Most engineers here get like £60k salary (£3600 a month after PAYE tax), while companies they work for make billions out of their work. Not only that, but they also don't contribute back into the local communities, because they use aggressive tax avoidance strategies. Corporations need to start sharing their profits with the workers and pay taxes otherwise it will eventually spark another revolution.

twen_ty · on Oct 12, 2021

I assume you're from the UK? Where? I ask because salaries in London are definitely higher. A senior engineer should get 80k and a principle engineer/architect should be on 90-120k.

typest · on Oct 12, 2021

It is quite common for engineers with Cynthia Rudin’s ability to earn > 1 million. If you have that level of ML skill you can lead teams at many companies for over that amount.

JustFinishedBSG · on Oct 12, 2021

> I wish one day I'll read that Computer Scientist _earns_ $1 Million.

They do.

Not that I personally believe they deserve it. For the exact same reasons I don't think a CEO is not "worth" thousands of engineers, I don't think that just because you happened to graduate in ML you are worth tens/hundred times more that the others.

Or more accurately maybe they are worth that much, but the general population is severely underpaid.

Someone · on Oct 12, 2021

IMO, the salaries are (ballpark) fine for the effort and risk involved, flexibility of working hours, stress levels, etc.
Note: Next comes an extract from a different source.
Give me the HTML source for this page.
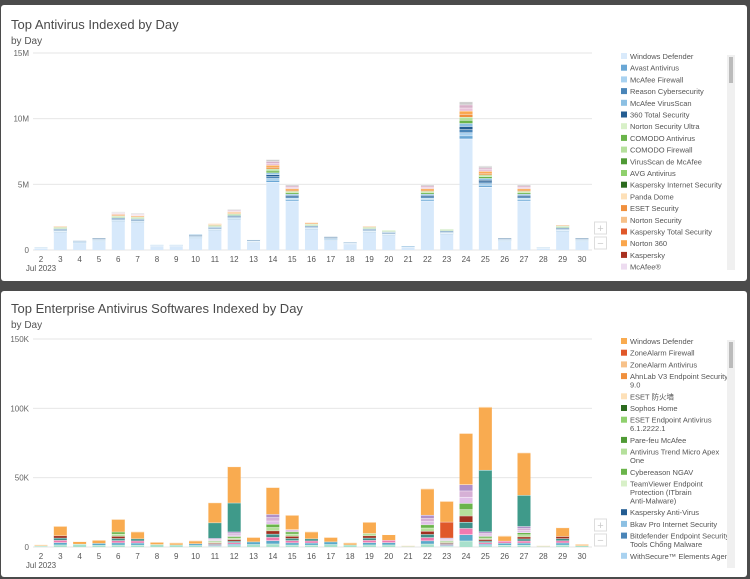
<!DOCTYPE html>
<html><head><meta charset="utf-8">
<style>
body{margin:0;width:750px;height:579px;background:#4b4b4b;overflow:hidden;font-family:"Liberation Sans","Noto Sans CJK SC",sans-serif}
.p{position:absolute;left:1px;width:746px;background:#fff;border-radius:3px}
svg{position:absolute;left:0;top:0}
</style></head><body>
<div class="p" style="top:5px;height:276px"></div>
<div class="p" style="top:291px;height:286px"></div>
<svg id="s" width="750" height="579" font-family="Liberation Sans, Noto Sans CJK SC, sans-serif"></svg>
<script>
(function(){
const S=document.getElementById('s');let h='';
function T(x,y,t,sz,c,a){h+=`<text x="${x}" y="${y}" font-size="${sz}" fill="${c}" ${a||''}>${t}</text>`}
function R(x,y,w,hh,c){h+=`<rect x="${x}" y="${y}" width="${w}" height="${hh}" fill="${c}"/>`}
function chart(o){
 T(11,o.ty,o.title,13,'#4a4a4a');T(11,o.ty+15,'by Day',10,'#555');
 for(let i=0;i<4;i++){let y=o.y0-(o.y0-o.y15)*i/3;R(33,y-0.5,559,1,'#e6e6e6');T(29,y+3,o.lab[i],8,'#666','text-anchor="end"')}
 for(let d=0;d<29;d++){let cx=41+d*19.32;T(cx,o.y0+12,d+2,8,'#555','text-anchor="middle"');
  let v=o.vals[d],tot=v*o.k;
  let segs=o.seg(d,tot);let y=o.y0;
  for(const [hh,c] of segs){R(cx-6.5,y-hh,13,hh,c);y-=hh;R(cx-6.5,y,13,0.5,'#fff')}
 }
 T(41,o.y0+21,'Jul 2023',8,'#555','text-anchor="middle"');
 h+=`<rect x="594.5" y="${o.zb}" width="12" height="12" fill="#fff" stroke="#ddd"/><rect x="594.5" y="${o.zb+15}" width="12" height="12" fill="#fff" stroke="#ddd"/>`;
 T(600.5,o.zb+10,'+',11,'#ccc','text-anchor="middle"');T(600.5,o.zb+25,'−',11,'#ccc','text-anchor="middle"');
 let y=o.ly;for(const [t,c] of o.leg){R(621,y-6,6,6,c);let ls=t.split('|');ls.forEach((l,i)=>T(630,y+i*8.5,l,7.5,'#555'));y+=11.7+(ls.length-1)*8.5}
 R(727,o.sy,8,o.sh,'#f0f0f0');R(729,o.sy+2,4,26,'#bbb');
}
chart({ty:29,title:'Top Antivirus Indexed by Day',y0:250,y15:53,k:197/15,lab:['0','5M','10M','15M'],
 vals:[0.2,1.8,0.7,0.9,2.9,2.8,0.4,0.4,1.2,2.0,3.1,0.8,6.9,5.0,2.1,1.0,0.6,1.8,1.5,0.3,5.0,1.6,11.3,6.4,0.9,5.0,0.2,1.9,0.9],
 seg:(d,t)=>{let r=[[t*0.75,'#d7e9fb']];let rest=t*0.25;let cs=['#6aa7d5','#a9d2f0','#4a85b8','#245d92','#8cc0e3','#6ab44a','#b5e09c','#f0903d','#faa64d','#e8c0d8','#d8b0c8','#cccccc'];let n=Math.max(1,Math.min(cs.length,Math.round(t/3)));for(let i=0;i<n;i++)r.push([rest/n,cs[i]]);return r},
 zb:222,ly:59,sy:55,sh:215,
 leg:[['Windows Defender','#d9eafb'],['Avast Antivirus','#6aa7d5'],['McAfee Firewall','#a9d2f0'],['Reason Cybersecurity','#4a85b8'],['McAfee VirusScan','#8cc0e3'],['360 Total Security','#245d92'],['Norton Security Ultra','#d8f0c8'],['COMODO Antivirus','#6ab44a'],['COMODO Firewall','#b5e09c'],['VirusScan de McAfee','#4f9a35'],['AVG Antivirus','#8fd06d'],['Kaspersky Internet Security','#2c6b1f'],['Panda Dome','#fde0b8'],['ESET Security','#f0903d'],['Norton Security','#f7c189'],['Kaspersky Total Security','#e0582a'],['Norton 360','#faa64d'],['Kaspersky','#a83020'],['McAfee®','#eddcf0']]});
const teal={9:0.35,10:0.36,23:0.44,25:0.33};
chart({ty:313,title:'Top Enterprise Antivirus Softwares Indexed by Day',y0:547,y15:339,k:208/150,lab:['0','50K','100K','150K'],
 vals:[1.5,15,4,5,20,11,3.5,3,4.5,32,58,7,43,23,11,7,3,18,9,1,42,33,82,101,8,68,1,14,2],
 seg:(d,t)=>{let r=[];let o=t*0.45;let tl=(teal[d]||0)*t;let red=d==21?t*0.35:0;let rest=t-o-tl-red;let cs=['#a8e0cc','#5aa9c9','#f07ab0','#3d8f88','#a03020','#b5e09c','#6ab44a','#e0c0e8','#d6b0d6','#b090c8'];let n=Math.max(1,Math.min(cs.length,Math.round(t/4)));for(let i=0;i<n;i++)r.push([rest/n,cs[i]]);if(red)r.push([red,'#e0582a']);if(tl)r.push([tl,'#3f9a8a']);r.push([o,'#f9ab50']);return r},
 zb:519,ly:344,sy:340,sh:228,
 leg:[['Windows Defender','#f9ab50'],['ZoneAlarm Firewall','#e0582a'],['ZoneAlarm Antivirus','#f7c189'],['AhnLab V3 Endpoint Security|9.0','#f0903d'],['ESET 防火墙','#fde0b8'],['Sophos Home','#2c6b1f'],['ESET Endpoint Antivirus|6.1.2222.1','#8fd06d'],['Pare-feu McAfee','#4f9a35'],['Antivirus Trend Micro Apex|One','#b5e09c'],['Cybereason NGAV','#6ab44a'],['TeamViewer Endpoint|Protection (ITbrain|Anti-Malware)','#d8f0c8'],['Kaspersky Anti-Virus','#245d92'],['Bkav Pro Internet Security','#8cc0e3'],['Bitdefender Endpoint Security|Tools Chống Malware','#4a85b8'],['WithSecure™ Elements Agent','#a9d2f0']]});
S.innerHTML=h;
})();
</script>
</body></html>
I don’t see a good reason why engineers should make more than, say, teachers or nurses, just because the company they work for makes billions.

What’s wrong is that these companies make billions, most of it because they happened to get to the top of the food chain.

randcraw · on Oct 12, 2021

Reportedly, Ilya Sutskever was offered upward of $2 million/year to remain at Google as he departed for OpenAI. By many accounts, he's not alone at earning over $1 million/year as an independent contributor.

When Hinton, Krishevsky, and Sutskever sold DNNresearch (incorporated only days before) to Google, their $44 million crossed that line too, since the company had no products or IP that was independent of UToronto, AFAIK. The three were effectively "hired" as indep contributors.